Copy out all the lines exactly. Omit pictures.

=====

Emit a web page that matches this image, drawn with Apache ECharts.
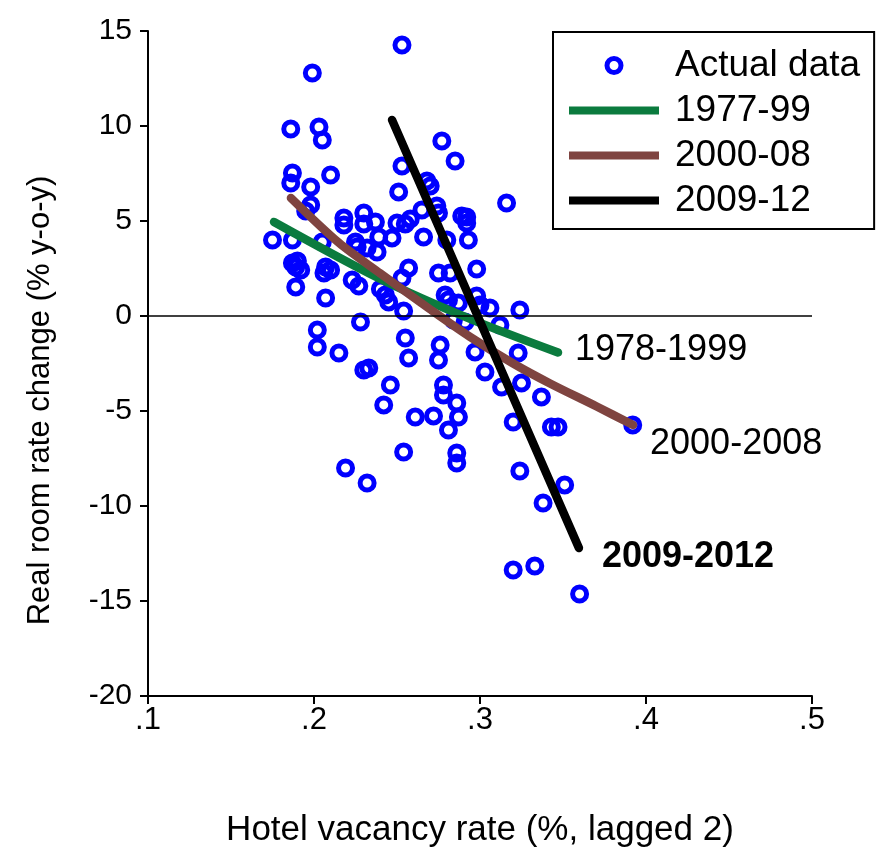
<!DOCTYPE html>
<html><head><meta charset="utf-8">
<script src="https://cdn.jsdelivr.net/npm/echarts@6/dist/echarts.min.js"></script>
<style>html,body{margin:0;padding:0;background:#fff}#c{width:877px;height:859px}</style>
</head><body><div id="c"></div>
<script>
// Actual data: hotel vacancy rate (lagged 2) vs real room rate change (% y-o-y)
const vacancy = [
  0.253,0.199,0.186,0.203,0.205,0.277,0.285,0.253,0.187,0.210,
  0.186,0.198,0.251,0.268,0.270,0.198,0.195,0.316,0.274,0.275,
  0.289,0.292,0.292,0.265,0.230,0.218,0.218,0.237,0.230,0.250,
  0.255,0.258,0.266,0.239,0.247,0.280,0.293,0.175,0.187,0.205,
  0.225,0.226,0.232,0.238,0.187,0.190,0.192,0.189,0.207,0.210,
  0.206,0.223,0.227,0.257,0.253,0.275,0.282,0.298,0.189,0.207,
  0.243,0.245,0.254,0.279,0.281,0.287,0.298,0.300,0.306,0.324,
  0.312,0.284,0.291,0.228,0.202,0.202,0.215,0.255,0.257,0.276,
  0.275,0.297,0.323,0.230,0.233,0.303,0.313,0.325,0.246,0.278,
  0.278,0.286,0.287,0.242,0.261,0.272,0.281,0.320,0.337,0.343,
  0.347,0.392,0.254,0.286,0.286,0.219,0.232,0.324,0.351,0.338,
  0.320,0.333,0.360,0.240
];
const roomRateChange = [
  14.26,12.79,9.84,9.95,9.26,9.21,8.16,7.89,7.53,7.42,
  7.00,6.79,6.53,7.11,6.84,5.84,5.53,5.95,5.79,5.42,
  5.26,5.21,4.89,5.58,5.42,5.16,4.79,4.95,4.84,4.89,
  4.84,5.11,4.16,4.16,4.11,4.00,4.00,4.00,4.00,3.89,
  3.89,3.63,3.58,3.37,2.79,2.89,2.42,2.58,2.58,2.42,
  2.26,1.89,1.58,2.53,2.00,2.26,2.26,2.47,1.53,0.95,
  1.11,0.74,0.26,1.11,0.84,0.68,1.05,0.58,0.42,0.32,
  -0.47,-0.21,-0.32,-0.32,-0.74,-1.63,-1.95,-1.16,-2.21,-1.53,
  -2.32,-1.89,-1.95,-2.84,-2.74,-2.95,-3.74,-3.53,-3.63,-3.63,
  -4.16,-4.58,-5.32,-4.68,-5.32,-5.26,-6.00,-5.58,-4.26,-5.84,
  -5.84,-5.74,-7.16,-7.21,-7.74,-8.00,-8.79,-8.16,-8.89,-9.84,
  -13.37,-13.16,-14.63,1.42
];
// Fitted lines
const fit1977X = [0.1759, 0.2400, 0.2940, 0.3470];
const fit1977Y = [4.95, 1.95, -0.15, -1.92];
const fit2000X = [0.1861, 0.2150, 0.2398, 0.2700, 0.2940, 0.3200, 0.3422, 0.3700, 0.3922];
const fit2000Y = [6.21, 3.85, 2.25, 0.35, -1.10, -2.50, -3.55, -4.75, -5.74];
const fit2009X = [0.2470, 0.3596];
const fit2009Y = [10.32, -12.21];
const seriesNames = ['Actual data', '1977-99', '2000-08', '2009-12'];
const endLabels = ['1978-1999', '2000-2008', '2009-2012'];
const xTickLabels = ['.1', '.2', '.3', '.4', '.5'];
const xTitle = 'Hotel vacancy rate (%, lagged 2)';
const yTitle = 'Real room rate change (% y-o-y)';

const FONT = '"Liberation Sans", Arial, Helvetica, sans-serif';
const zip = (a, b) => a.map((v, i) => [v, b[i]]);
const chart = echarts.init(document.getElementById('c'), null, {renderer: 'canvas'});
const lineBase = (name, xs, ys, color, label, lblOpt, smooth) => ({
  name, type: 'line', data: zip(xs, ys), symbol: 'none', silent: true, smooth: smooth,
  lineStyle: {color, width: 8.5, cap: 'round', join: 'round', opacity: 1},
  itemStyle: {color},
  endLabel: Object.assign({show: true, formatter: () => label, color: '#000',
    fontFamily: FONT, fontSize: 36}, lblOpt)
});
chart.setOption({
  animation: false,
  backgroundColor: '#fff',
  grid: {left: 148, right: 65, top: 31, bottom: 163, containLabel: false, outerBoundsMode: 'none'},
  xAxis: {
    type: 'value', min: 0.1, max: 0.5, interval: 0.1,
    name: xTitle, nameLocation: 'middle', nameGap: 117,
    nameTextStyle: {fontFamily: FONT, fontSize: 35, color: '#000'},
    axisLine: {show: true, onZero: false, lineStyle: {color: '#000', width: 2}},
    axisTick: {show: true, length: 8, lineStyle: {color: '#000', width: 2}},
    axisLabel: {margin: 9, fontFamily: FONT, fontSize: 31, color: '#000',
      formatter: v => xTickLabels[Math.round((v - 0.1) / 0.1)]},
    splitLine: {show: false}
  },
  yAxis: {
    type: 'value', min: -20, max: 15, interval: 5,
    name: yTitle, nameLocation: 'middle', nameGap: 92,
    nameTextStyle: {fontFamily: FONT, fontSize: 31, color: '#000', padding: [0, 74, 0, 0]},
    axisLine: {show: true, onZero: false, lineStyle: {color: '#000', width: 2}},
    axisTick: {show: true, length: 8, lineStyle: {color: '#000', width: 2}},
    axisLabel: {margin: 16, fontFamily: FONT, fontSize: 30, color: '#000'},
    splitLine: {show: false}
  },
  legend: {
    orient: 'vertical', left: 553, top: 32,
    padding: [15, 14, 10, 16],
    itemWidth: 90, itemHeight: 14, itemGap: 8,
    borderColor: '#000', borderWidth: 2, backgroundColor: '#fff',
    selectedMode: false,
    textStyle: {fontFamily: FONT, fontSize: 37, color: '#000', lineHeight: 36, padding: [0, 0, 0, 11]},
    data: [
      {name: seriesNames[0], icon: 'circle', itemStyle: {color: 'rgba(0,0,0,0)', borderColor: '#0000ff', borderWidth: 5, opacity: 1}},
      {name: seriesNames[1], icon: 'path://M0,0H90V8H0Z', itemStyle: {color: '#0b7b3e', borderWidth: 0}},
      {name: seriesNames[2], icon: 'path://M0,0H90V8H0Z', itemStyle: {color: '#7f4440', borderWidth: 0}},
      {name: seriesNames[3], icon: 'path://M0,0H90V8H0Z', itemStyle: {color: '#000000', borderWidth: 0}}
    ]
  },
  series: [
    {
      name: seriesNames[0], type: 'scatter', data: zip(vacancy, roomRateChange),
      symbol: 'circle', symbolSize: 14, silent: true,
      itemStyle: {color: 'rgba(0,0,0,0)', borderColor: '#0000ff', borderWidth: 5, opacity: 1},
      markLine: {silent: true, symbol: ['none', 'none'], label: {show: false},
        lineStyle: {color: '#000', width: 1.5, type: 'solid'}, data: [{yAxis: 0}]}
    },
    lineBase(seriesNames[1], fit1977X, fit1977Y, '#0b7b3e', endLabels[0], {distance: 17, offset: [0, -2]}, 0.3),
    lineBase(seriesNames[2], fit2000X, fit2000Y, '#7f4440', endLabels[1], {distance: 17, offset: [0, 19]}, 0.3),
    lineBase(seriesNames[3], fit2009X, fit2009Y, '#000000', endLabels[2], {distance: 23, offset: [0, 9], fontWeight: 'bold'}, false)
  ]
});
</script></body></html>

=====

# [RESPONSE FOR THIS EXERCISE]
Emit a web page that matches this image, drawn with Apache ECharts.
<!DOCTYPE html>
<html><head><meta charset="utf-8">
<script src="https://cdn.jsdelivr.net/npm/echarts@6/dist/echarts.min.js"></script>
<style>html,body{margin:0;padding:0;background:#fff}#c{width:877px;height:859px}</style>
</head><body><div id="c"></div>
<script>
// Actual data: hotel vacancy rate (lagged 2) vs real room rate change (% y-o-y)
const vacancy = [
  0.253,0.199,0.186,0.203,0.205,0.277,0.285,0.253,0.187,0.210,
  0.186,0.198,0.251,0.268,0.270,0.198,0.195,0.316,0.274,0.275,
  0.289,0.292,0.292,0.265,0.230,0.218,0.218,0.237,0.230,0.250,
  0.255,0.258,0.266,0.239,0.247,0.280,0.293,0.175,0.187,0.205,
  0.225,0.226,0.232,0.238,0.187,0.190,0.192,0.189,0.207,0.210,
  0.206,0.223,0.227,0.257,0.253,0.275,0.282,0.298,0.189,0.207,
  0.243,0.245,0.254,0.279,0.281,0.287,0.298,0.300,0.306,0.324,
  0.312,0.284,0.291,0.228,0.202,0.202,0.215,0.255,0.257,0.276,
  0.275,0.297,0.323,0.230,0.233,0.303,0.313,0.325,0.246,0.278,
  0.278,0.286,0.287,0.242,0.261,0.272,0.281,0.320,0.337,0.343,
  0.347,0.392,0.254,0.286,0.286,0.219,0.232,0.324,0.351,0.338,
  0.320,0.333,0.360,0.240
];
const roomRateChange = [
  14.26,12.79,9.84,9.95,9.26,9.21,8.16,7.89,7.53,7.42,
  7.00,6.79,6.53,7.11,6.84,5.84,5.53,5.95,5.79,5.42,
  5.26,5.21,4.89,5.58,5.42,5.16,4.79,4.95,4.84,4.89,
  4.84,5.11,4.16,4.16,4.11,4.00,4.00,4.00,4.00,3.89,
  3.89,3.63,3.58,3.37,2.79,2.89,2.42,2.58,2.58,2.42,
  2.26,1.89,1.58,2.53,2.00,2.26,2.26,2.47,1.53,0.95,
  1.11,0.74,0.26,1.11,0.84,0.68,1.05,0.58,0.42,0.32,
  -0.47,-0.21,-0.32,-0.32,-0.74,-1.63,-1.95,-1.16,-2.21,-1.53,
  -2.32,-1.89,-1.95,-2.84,-2.74,-2.95,-3.74,-3.53,-3.63,-3.63,
  -4.16,-4.58,-5.32,-4.68,-5.32,-5.26,-6.00,-5.58,-4.26,-5.84,
  -5.84,-5.74,-7.16,-7.21,-7.74,-8.00,-8.79,-8.16,-8.89,-9.84,
  -13.37,-13.16,-14.63,1.42
];
// Fitted lines
const fit1977X = [0.1759, 0.2400, 0.2940, 0.3470];
const fit1977Y = [4.95, 1.95, -0.15, -1.92];
const fit2000X = [0.1861, 0.2150, 0.2398, 0.2700, 0.2940, 0.3200, 0.3422, 0.3700, 0.3922];
const fit2000Y = [6.21, 3.85, 2.25, 0.35, -1.10, -2.50, -3.55, -4.75, -5.74];
const fit2009X = [0.2470, 0.3596];
const fit2009Y = [10.32, -12.21];
const seriesNames = ['Actual data', '1977-99', '2000-08', '2009-12'];
const endLabels = ['1978-1999', '2000-2008', '2009-2012'];
const xTickLabels = ['.1', '.2', '.3', '.4', '.5'];
const xTitle = 'Hotel vacancy rate (%, lagged 2)';
const yTitle = 'Real room rate change (% y-o-y)';

const FONT = '"Liberation Sans", Arial, Helvetica, sans-serif';
const zip = (a, b) => a.map((v, i) => [v, b[i]]);
const chart = echarts.init(document.getElementById('c'), null, {renderer: 'canvas'});
const lineBase = (name, xs, ys, color, label, lblOpt, smooth) => ({
  name, type: 'line', data: zip(xs, ys), symbol: 'none', silent: true, smooth: smooth,
  lineStyle: {color, width: 8.5, cap: 'round', join: 'round', opacity: 1},
  itemStyle: {color},
  endLabel: Object.assign({show: true, formatter: () => label, color: '#000',
    fontFamily: FONT, fontSize: 36}, lblOpt)
});
chart.setOption({
  animation: false,
  backgroundColor: '#fff',
  grid: {left: 148, right: 65, top: 31, bottom: 163, containLabel: false, outerBoundsMode: 'none'},
  xAxis: {
    type: 'value', min: 0.1, max: 0.5, interval: 0.1,
    name: xTitle, nameLocation: 'middle', nameGap: 117,
    nameTextStyle: {fontFamily: FONT, fontSize: 35, color: '#000'},
    axisLine: {show: true, onZero: false, lineStyle: {color: '#000', width: 2}},
    axisTick: {show: true, length: 8, lineStyle: {color: '#000', width: 2}},
    axisLabel: {margin: 9, fontFamily: FONT, fontSize: 31, color: '#000',
      formatter: v => xTickLabels[Math.round((v - 0.1) / 0.1)]},
    splitLine: {show: false}
  },
  yAxis: {
    type: 'value', min: -20, max: 15, interval: 5,
    name: yTitle, nameLocation: 'middle', nameGap: 92,
    nameTextStyle: {fontFamily: FONT, fontSize: 31, color: '#000', padding: [0, 74, 0, 0]},
    axisLine: {show: true, onZero: false, lineStyle: {color: '#000', width: 2}},
    axisTick: {show: true, length: 8, lineStyle: {color: '#000', width: 2}},
    axisLabel: {margin: 16, fontFamily: FONT, fontSize: 30, color: '#000'},
    splitLine: {show: false}
  },
  legend: {
    orient: 'vertical', left: 553, top: 32,
    padding: [15, 14, 10, 16],
    itemWidth: 90, itemHeight: 14, itemGap: 8,
    borderColor: '#000', borderWidth: 2, backgroundColor: '#fff',
    selectedMode: false,
    textStyle: {fontFamily: FONT, fontSize: 37, color: '#000', lineHeight: 36, padding: [0, 0, 0, 11]},
    data: [
      {name: seriesNames[0], icon: 'circle', itemStyle: {color: 'rgba(0,0,0,0)', borderColor: '#0000ff', borderWidth: 5, opacity: 1}},
      {name: seriesNames[1], icon: 'path://M0,0H90V8H0Z', itemStyle: {color: '#0b7b3e', borderWidth: 0}},
      {name: seriesNames[2], icon: 'path://M0,0H90V8H0Z', itemStyle: {color: '#7f4440', borderWidth: 0}},
      {name: seriesNames[3], icon: 'path://M0,0H90V8H0Z', itemStyle: {color: '#000000', borderWidth: 0}}
    ]
  },
  series: [
    {
      name: seriesNames[0], type: 'scatter', data: zip(vacancy, roomRateChange),
      symbol: 'circle', symbolSize: 14, silent: true,
      itemStyle: {color: 'rgba(0,0,0,0)', borderColor: '#0000ff', borderWidth: 5, opacity: 1},
      markLine: {silent: true, symbol: ['none', 'none'], label: {show: false},
        lineStyle: {color: '#000', width: 1.5, type: 'solid'}, data: [{yAxis: 0}]}
    },
    lineBase(seriesNames[1], fit1977X, fit1977Y, '#0b7b3e', endLabels[0], {distance: 17, offset: [0, -2]}, 0.3),
    lineBase(seriesNames[2], fit2000X, fit2000Y, '#7f4440', endLabels[1], {distance: 17, offset: [0, 19]}, 0.3),
    lineBase(seriesNames[3], fit2009X, fit2009Y, '#000000', endLabels[2], {distance: 23, offset: [0, 9], fontWeight: 'bold'}, false)
  ]
});
</script></body></html>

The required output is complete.